The artists and lyrics may change, and the content may push previous boundaries, but the purpose of the music remains the same.

“There’s nothing better than love and nothing better to help it along than music,” Gass said. “Just like ‘The End’ from ‘Abbey Road’ says: ‘The love you take is equal to the love you make.’”

Weddings, frat parties and booty calls

Maybe not all baby-making music is created equal.

A distinction must be made between romantic, intimate music and pure romp songs.

“A lot of time people will say play a love song – any love song,” said Carlos Goins, a local disc jockey for about 30 years. “I would say the R. Kelly and K-Ci & JoJo would be more the booty-call type of thing, whereas, on the other hand, you have classic love songs like Luther Vandross and Earth, Wind & Fire.”

Goins founded Ace Entertainment three decades ago.
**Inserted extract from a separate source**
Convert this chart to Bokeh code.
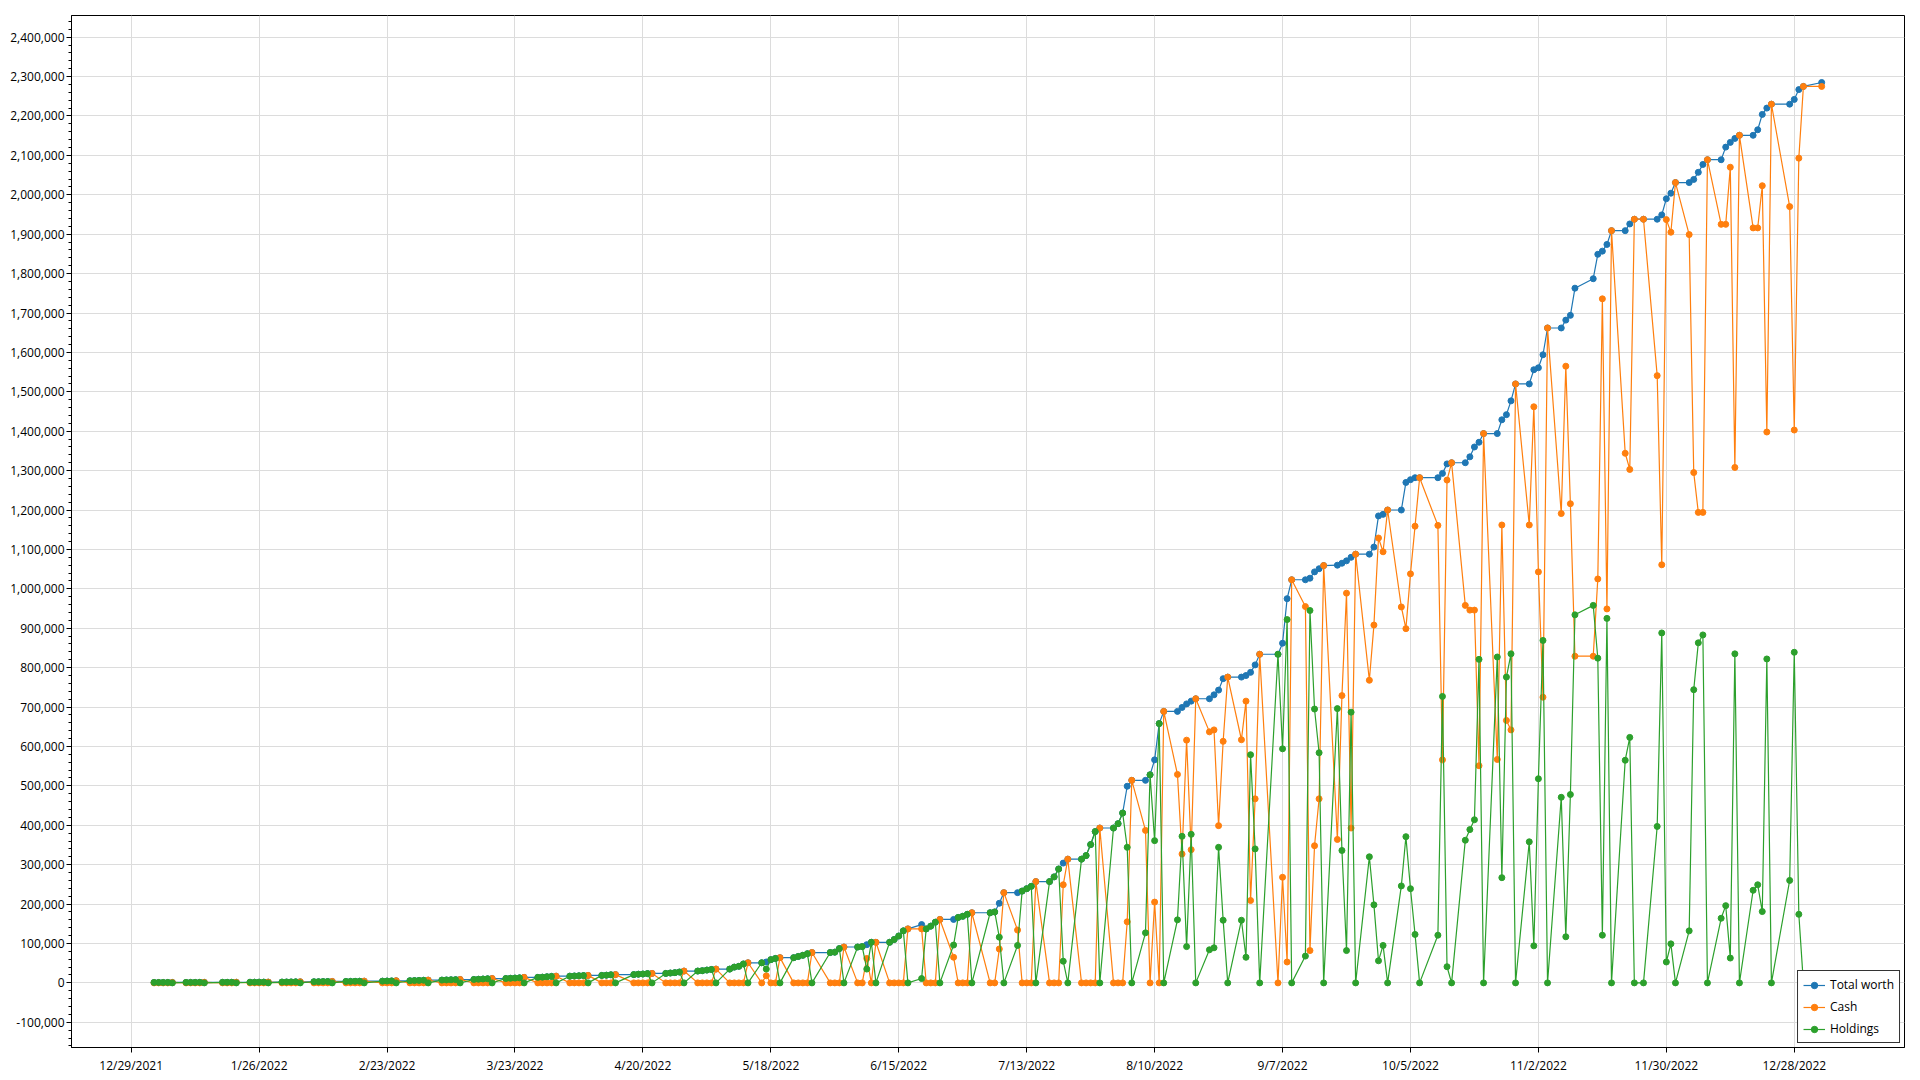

He said about 70 percent of his gigs are for wedding receptions, where the song selection is shifted toward older material.

“For a wedding, there is usually a lot more sentimental music,” he said. “The bride and groom respect that there’s going to be older people there, so we’ll play a lot of classic stuff, even swing and early ’50s stuff.”

He said fraternity and sorority parties comprise much of the rest of his business, and they are completely different atmospheres.

“Most requested at the fraternity parties would be Madonna, Lady Gaga, Britney (Spears), Snoop Dogg ... Top-40 stuff.”

As for how Goins constructs his playlist, he said choosing high-energy songs in the first couple hours is crucial, but then he mixes in sexy hook-up songs in the middle and at the end.

“In the last hour, we won’t play any slow songs until the very end of the event,” he said. “And it’s, as they say, ‘The Booty Call.’”

Science of sex vs. art of love

Alfred Kinsey was a music teacher before he practically invented the field of sexology.
Kinsey, whose groundbreaking surveys of sexual behavior in the 1940s and ’50s profoundly affected social attitudes about the then-taboo topic, was actually an avid collector of LPs.

In a 1956 article for High Fidelity magazine, Kinsey wrote about how studying sex is like studying music.

He claimed that, although he spent much of his career meticulously and systematically collecting scientific data about sex, he never once presumed to understand the art of love.

Similarly, he had collected records since he first encountered an “Edison Rec-cord” as a teenager and listened to music daily. He had scientists visit his home and listen to the newest release with him. But he was sure to separate the science of sound from the art of music.

Kinsey said he thought the science of sex was completely separate from the art of love, which perhaps explains why the Kinsey Institute to this day has no research about the role of music in sex and intimacy.

Baby-making music is all about the art of love. It’s the know-it-when-you-hear-it bass beat, the steamy singing and the do-it-like-this lyrics.

It’s the music that helps us get it on, and it might even be the reason you’re reading this sentence today.